The bride and groom shared a passionate kiss in the middle of a dark New York City street
Amy Rosenthal walked down the aisle and grabbed Craig Silverstein’s hand as both prepared to say their “I dos” at New York City’s Plaza Hotel on Saturday. Suddenly, everything went dark.
The bride and groom’s wedding hit a snag when a massive power outage left parts of New York City in darkness. Manhattan’s Midtown and Upper West Side were dark for several hours Saturday night, with the power outage affecting about 72,000 people, Con Edison announced.
But that didn’t stop Rosenthal and Silverstein from tying the knot, reports the New York Times.
“A lot of people thought it was on purpose, like some kind of mood-lighting situation,” Justin Rosenthal, Amy’s brother, told the newspaper. “You know how like at concerts people pull out their cellphones? That’s what happened.”
They used the light from attendees’ smartphones along with the wedding photographer’s light stand to continue the ceremony, according to the Times. During the reception, the band made due using only the saxophone, trumpet and violin, working without instruments that required power.
“It was unbelievable,” Amy, 32, told the Times. “Everyone stepped up and were doing everything in their power to make the night a special one.”
“That’s my friends and yes the wedding definitely did not go as planned but WOW did people step up and make it incredible,” one user, Irene Shulman Palmeri, tweeted. “Beautiful bride and groom, amazing flowers, entire wedding singing to help the band since they [had] no mics, and they danced the night away.”
Another person wrote, “When your friends’ wedding gets hit by a blackout and everyone rallies to make it epic…”
The couple’s loved ones weren’t the only people stunned by the celebration.
“Yay Amy & Craig!!! Truly the best wedding ever!
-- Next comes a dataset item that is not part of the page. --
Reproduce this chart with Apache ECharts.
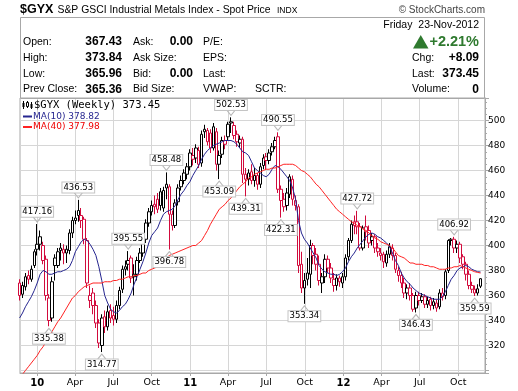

That’s how you make lemonade out of lemons :),” a Twitter user wrote.
Another added: “I love this. Life is unpredictable and doesn’t always go as planned. Surround yourself with people who dance through it rather then dwell on it.”
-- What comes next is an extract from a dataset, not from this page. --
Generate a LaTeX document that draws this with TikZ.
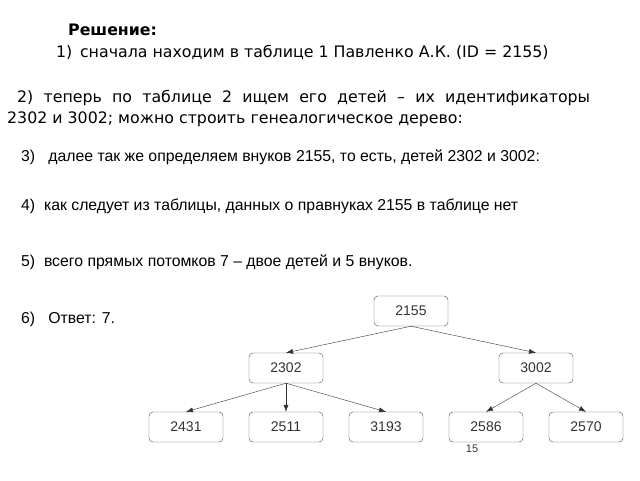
\documentclass[tikz,border=0pt]{standalone}
\usepackage{fontspec}
\setmainfont{DejaVu Sans}
\newfontfamily\arialf{Liberation Sans}
\usetikzlibrary{arrows.meta}
\begin{document}
\begin{tikzpicture}[x=1pt,y=-1pt,
  box/.style={draw=black!70,rounded corners=4pt,minimum width=74pt,minimum height=30pt,font=\arialf\fontsize{14}{15}\selectfont,text=black!80},
  arr/.style={-{Latex[length=7pt,width=5pt]},black!80},
  tx/.style={anchor=west,inner sep=0pt,font=\fontsize{15.8}{18}\selectfont},
  ta/.style={anchor=west,inner sep=0pt,font=\arialf\fontsize{15.8}{18}\selectfont}]
\useasboundingbox (0,0) rectangle (640,480);
\node[tx,font=\bfseries\fontsize{15.8}{18}\selectfont] (t0) at (68,30) {Решение:};
\node[tx] (t1) at (56,52) {1)\, сначала находим в таблице 1 Павленко А.К. (ID = 2155)};
\node[tx] (t2a) at (17,98) {\makebox[573pt][s]{2) теперь по таблице 2 ищем его детей – их идентификаторы}};
\node[tx] (t2b) at (7,119) {2302 и 3002; можно строить генеалогическое дерево:};
\node[ta] (t3) at (21,157) {3) \ \ далее так же определяем внуков 2155, то есть, детей 2302 и 3002:};
\node[ta] (t4) at (21,206) {4) \ как следует из таблицы, данных о правнуках 2155 в таблице нет};
\node[ta] (t5) at (21,262) {5) \ всего прямых потомков 7 – двое детей и 5 внуков.};
\node[ta] (t6) at (21,319) {6) \ \ Ответ: 7.};
\node[box] (a) at (411,311) {2155};
\node[box] (b) at (286,368) {2302};
\node[box] (c) at (536,368) {3002};
\node[box] (d) at (186,427) {2431};
\node[box] (e) at (286,427) {2511};
\node[box] (f) at (386,427) {3193};
\node[box] (g) at (486,427) {2586};
\node[box] (h) at (586,427) {2570};
\node[font=\arialf\fontsize{11}{12}\selectfont,text=black!80] (p) at (472,449) {15};
\draw[arr] (a.south) -- (b.north);
\draw[arr] (a.south) -- (c.north);
\draw[arr] (b.south) -- (d.north);
\draw[arr] (b.south) -- (e.north);
\draw[arr] (b.south) -- (f.north);
\draw[arr] (c.south) -- (g.north);
\draw[arr] (c.south) -- (h.north);
\end{tikzpicture}
\end{document}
The power outage started around 7 p.m. and lasted for hours. Coincidentally, it came on the 42nd anniversary of the 1977 blackout, in which the city was left without power for 25 hours.
Traffic was disrupted and several subway lines experienced delays during the blackout, according to the Metropolitan Transportation Authority. Many commuters relied on buses and officials set up backup generators throughout the city.